C’est donc une vie de vagabond qui est décrite, mais bien peu dépendante au final de la société urbaine, exception faite du début de l’histoire ou il récupère des ustensiles dans une décharge sauvage. Okada se détache peu à peu de la vie dite civilisé, confronté à ses confrères il osera répondre aux agressions verbales, confronté au danger et aux blessures, il se débrouillera seul. Ce manga prône véritablement le retour à la nature et souligne la futilité de certains des soucis de l’homme civilisé. C’est une histoire qui, bien que réaliste, se vit au final tel un conte, tant le ton général en est optimiste, tout comme le déroulement et surtout la conclusion.

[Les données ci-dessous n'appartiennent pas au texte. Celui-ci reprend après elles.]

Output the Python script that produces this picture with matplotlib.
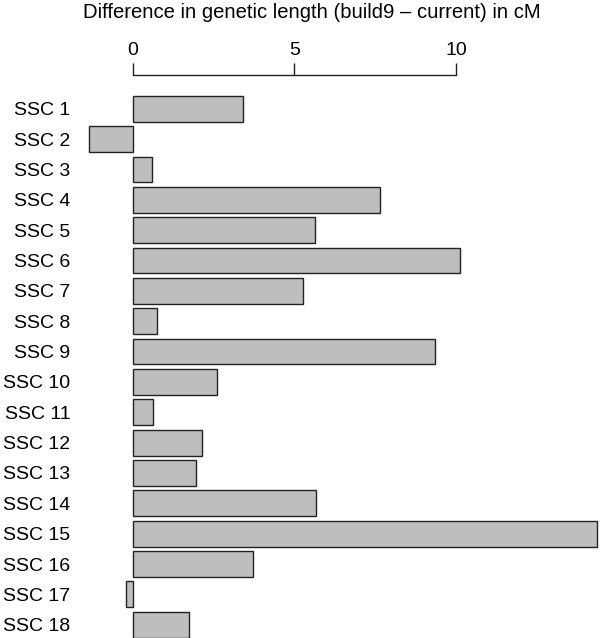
import matplotlib
matplotlib.use('Agg')
import matplotlib.pyplot as plt

plt.rcParams['font.family'] = ['Liberation Sans', 'DejaVu Sans']

chroms = ['SSC %d' % i for i in range(1, 19)]
diff_cm = [3.41, -1.36, 0.60, 7.66, 5.63, 10.11, 5.26, 0.75, 9.35,
           2.61, 0.63, 2.14, 1.96, 5.67, 14.36, 3.72, -0.22, 1.73]
xticks = [0, 5, 10]

fig = plt.figure(figsize=(6, 6.38), dpi=100)
# axes: left edge at 80px, top spine at 75px from the top
ax = fig.add_axes([80 / 600, 0, 520 / 600, 563 / 638])

ypos = list(range(1, len(chroms) + 1))
ax.barh(ypos, diff_cm, height=0.85, color='#bebebe', edgecolor='#222222', linewidth=1.0)

ax.set_xlim(-1.630, 14.45)
ax.set_ylim(18.437, -0.114)

ax.set_yticks(ypos)
ax.set_yticklabels(chroms, fontsize=14)
ax.tick_params(axis='y', length=0, pad=7)

ax.xaxis.tick_top()
ax.set_xticks(xticks)
ax.set_xticklabels([str(t) for t in xticks], fontsize=14)
ax.tick_params(axis='x', direction='out', length=9, width=1.0, pad=2.5, color='#222222')

for s in ['left', 'right', 'bottom']:
    ax.spines[s].set_visible(False)
ax.spines['top'].set_bounds(0, 10)
ax.spines['top'].set_linewidth(1.0)
ax.spines['top'].set_color('#222222')

fig.text(312 / 600, 1 - 13 / 638, 'Difference in genetic length (build9 \u2013 current) in cM',
         ha='center', va='center', fontsize=14.6)

fig.savefig('out.png', dpi=100)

Que dire de plus ? Le seul reproche que je ferais à ce manga est le coté définitivement exagéré de la famille d’Okada qui se comporte comme de véritable salopard : Outre leur fuite de la maison, il apparaissent rapidement dans la suite de l’histoire, s’inquiétant de la santé du vieil homme « pour toucher l’assurance vie ». Cette exagération de leur fourberie m’a agacé. Mais en même temps, que sait on d’Okada ? On ne le voit que dans le présent, agissant face à sa situation actuelle. On sait qu’il a travaillé tout sa vie. En fait, c’est la seule chose que l’on sait de lui. Peut-être à t’il délaissé sa famille sans s’en rendre compte, peut-être les a t’il tous fait beaucoup souffrir. L’histoire est au final décrite du point de vue d’Okada, et dans les flash back, il est toujours à son avantage, en position de victime – il souhaite emmener ses enfants au restaurant mais ceux ci sont partis voir des amis – mais au final, l’histoire n’est elle pas narrée sous son seul point de vue et donc, purement subjective ? Peut-être par le passé a t’il mal agit, mais se refuse d’y penser.
Mais au final, c’est le présent et lui seul qui est privilégié, comme si « aller de l’avant » était la seule réponse aux déboires du passé. Et c’est au final vrai : En oubliant sa vie passée et en vivant une renaissance dans la forêt, suivie d’une nouvelle vie, Okada a une attitude des plus courageuse. Regretter ou se repentir des erreurs du passé ne fait pas avancer, en soit.
Un manga à l’arrière goût de conte pour adulte qui se lit très agréablement. Un volume 2 est prévu, et même si je ne pense pas qu’il aura le même goût d’authentique que le 1er, je l’achèterais sans hésiter.